Tonight, I find myself scrolling through posts on social media, hoping that something of the raw rage, grief, and agony that everyone is expressing will pour out on me. I feel like I’m in need of that energy, that deep, heavy, thick coating of pure outrage.
I need to mourn for Michael Brown, and Akai Gurley, and 12-year-old Tamir Rice and 7-year-old Aiyana Jones, and everyone we’ve seen killed by police or failed by this justice system since the day Darren Wilson took a young man’s life.
Once, when I was young, I saw a video of women wailing in grief after an earthquake in Turkey. The sound was haunting and loud, filled with loss and despair and unrelenting madness that threatens to swallow you whole.
That’s what I need right now. Like oil, like an anointing, flowing over my head and down my neck, I need anguish to manifest as more than a poison, a bile in my throat that I can’t get down.
There is no justice for Michael Brown. There is no justice for any of us. You can’t fix a system that’s working exactly as it’s supposed to work.
I am spent. The weight of these names—these people I’ve mourned in my three decades on this planet—makes me feel worn and numb. Amadou. Patrick. Trayvon. Sean. Aiyana. Tarika. Rekia. Trayvon. Abner. Oscar.

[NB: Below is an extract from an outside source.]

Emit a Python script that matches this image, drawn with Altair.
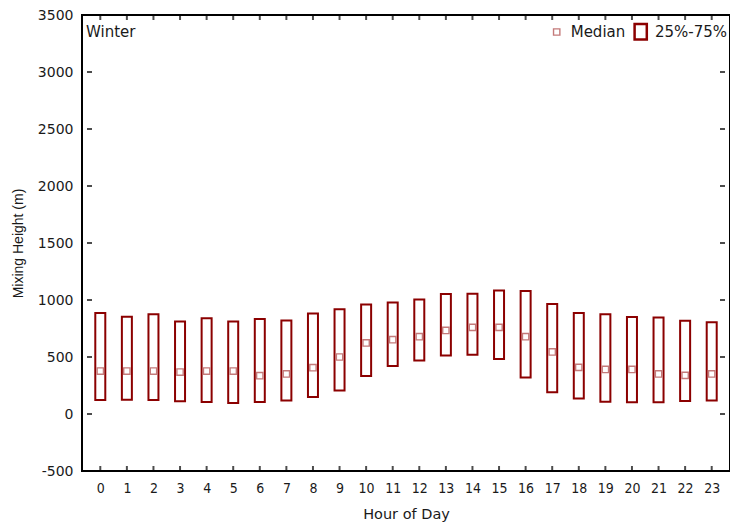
import altair as alt
import pandas as pd

hours = list(range(24))
q75 = [886, 853, 874, 812, 839, 812, 833, 821, 882, 918, 961, 979,
       1005, 1053, 1055, 1084, 1079, 965, 886, 874, 851, 847, 818, 804]
q25 = [123, 125, 123, 111, 105, 96, 105, 119, 149, 207, 333, 421,
       470, 514, 520, 482, 321, 190, 137, 108, 102, 102, 114, 119]
median = [377, 377, 377, 368, 377, 377, 336, 351, 406, 500, 623, 652,
          678, 733, 760, 760, 678, 544, 409, 391, 391, 351, 339, 351]
y_ticks = [-500, 0, 500, 1000, 1500, 2000, 2500, 3000, 3500]
season = ["Winter"]
legend_median = ["Median"]
legend_box = ["25%-75%"]

DARK = "#8b0000"
LIGHT = "#c47a7a"
TXT = "#1a1a1a"

df = pd.DataFrame({"hour": hours, "q25": q25, "q75": q75, "median": median})
tick_df = pd.DataFrame({"v": y_ticks})

x_scale = alt.Scale(domain=[-0.5, 23.5], nice=False, zero=False)
y_scale = alt.Scale(domain=[-500, 3500], nice=False, zero=False)

x_axis = alt.Axis(values=hours, title="Hour of Day", labelAngle=0,
                  labelExpr="'' + datum.value",
                  labelOverlap=False, grid=False, ticks=False, domain=False,
                  labelFont="Liberation Sans Narrow, DejaVu Sans Condensed, sans-serif",
                  labelFontSize=14, labelPadding=10, labelColor=TXT,
                  titleFont="DejaVu Sans", titleFontSize=14.5, titleFontWeight="normal",
                  titleColor=TXT, titlePadding=12)
y_axis = alt.Axis(values=y_ticks, title="Mixing Height (m)",
                  labelExpr="'' + datum.value",
                  labelOverlap=False, grid=False, ticks=False, domain=False,
                  labelFont="DejaVu Sans", labelFontSize=14, labelPadding=9, labelColor=TXT,
                  titleFont="Liberation Sans", titleFontSize=14, titleFontWeight="normal",
                  titleColor=TXT, titlePadding=12)

X = lambda f: alt.X(f, scale=x_scale, axis=x_axis)
Y = lambda f: alt.Y(f, scale=y_scale, axis=y_axis)

base = alt.Chart(df)

boxes = base.mark_bar(size=10, fill="white", stroke=DARK, strokeWidth=2).encode(
    x=X("hour:Q"), y=Y("q25:Q"), y2="q75:Q")

meds = base.mark_point(shape="square", size=40, filled=False, stroke=LIGHT,
                       strokeWidth=1.4, opacity=1).encode(
    x=X("hour:Q"), y=Y("median:Q"))

bottom_ticks = base.mark_tick(orient="vertical", size=5, thickness=2, color="black",
                              yOffset=-2.5).encode(x=X("hour:Q"), y=alt.YDatum(-500, scale=y_scale, axis=y_axis))
top_ticks = base.mark_tick(orient="vertical", size=5, thickness=2, color="black",
                           yOffset=2.5).encode(x=X("hour:Q"), y=alt.YDatum(3500, scale=y_scale, axis=y_axis))
tbase = alt.Chart(tick_df)
left_ticks = tbase.mark_tick(orient="horizontal", size=5, thickness=2, color="black",
                             xOffset=2.5).encode(y=Y("v:Q"), x=alt.XDatum(-0.5, scale=x_scale, axis=x_axis))
right_ticks = tbase.mark_tick(orient="horizontal", size=5, thickness=2, color="black",
                              xOffset=-2.5).encode(y=Y("v:Q"), x=alt.XDatum(23.5, scale=x_scale, axis=x_axis))

season_text = alt.Chart(pd.DataFrame({"t": season})).mark_text(
    align="left", baseline="middle", font="DejaVu Sans", fontSize=15, color=TXT).encode(
    x=alt.value(4), y=alt.value(17), text="t:N")

leg_med_sym = alt.Chart(pd.DataFrame({"t": legend_median})).mark_point(
    shape="square", size=40, filled=False, stroke=LIGHT, strokeWidth=1.4, opacity=1).encode(
    x=alt.value(474.7), y=alt.value(17))
leg_med_txt = alt.Chart(pd.DataFrame({"t": legend_median})).mark_text(
    align="left", baseline="middle", font="DejaVu Sans", fontSize=15, color=TXT).encode(
    x=alt.value(488.7), y=alt.value(17), text="t:N")
leg_box_sym = alt.Chart(pd.DataFrame({"t": legend_box})).mark_rect(
    fill="white", stroke=DARK, strokeWidth=2.5).encode(
    x=alt.value(552.6), x2=alt.value(564.8), y=alt.value(9), y2=alt.value(24.5))
leg_box_txt = alt.Chart(pd.DataFrame({"t": legend_box})).mark_text(
    align="left", baseline="middle", font="DejaVu Sans", fontSize=15, color=TXT).encode(
    x=alt.value(573), y=alt.value(17), text="t:N")

chart = alt.layer(
    boxes, meds, bottom_ticks, top_ticks, left_ticks, right_ticks,
    season_text, leg_med_sym, leg_med_txt, leg_box_sym, leg_box_txt
).properties(
    width=648, height=456,
    autosize="none",
    background="white",
    padding={"left": 74, "top": 7, "right": 0, "bottom": 53},
).configure_view(
    stroke="black", strokeWidth=2
).configure_axis(
    grid=False, domain=False, ticks=False
)

chart.save("out.html", embed_options={"renderer": "svg", "actions": False})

There’s too many. Always too many. And I feel too young to have run out of tears. I can’t have already given up on the idea that I will ever see my people truly be free. That I won’t constantly live in fear that I might lose my brother or the man I love because a police officer chose, on a whim, to take his life. I’m afraid I might lose my mind.
All the time, I worry that my mind will break.

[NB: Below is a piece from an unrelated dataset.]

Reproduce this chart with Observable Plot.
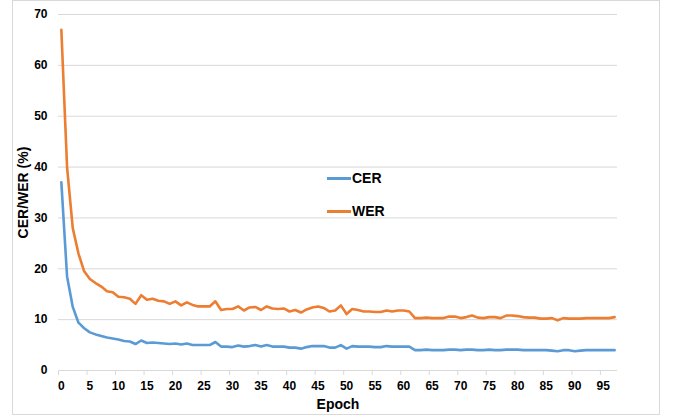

As I think about history, I am reminded that slavemasters were never much moved by pleas to their humanity (or ours). But they feared rebellion. I understand that this is why people in power keep asking for people in Ferguson to behave, to be peaceful and non-violent, and why these messages keep being repeated in the media they own. Because those in power are not peaceful. Because they are violent. Because they are cruel and hateful. And because they know every empire before this one has fallen and this one will, too.
I still can’t feel much tonight. But the sadness, pain, and passion I see from everyone else so hurt by this verdict encourages me. I am grateful that we are all not so numb. That we have not all given up. There was a time, not so long ago, when enslaved people in America dreamed of freedom, though everything and everyone told them it would never come.
But freedom came. And I know justice is on its way.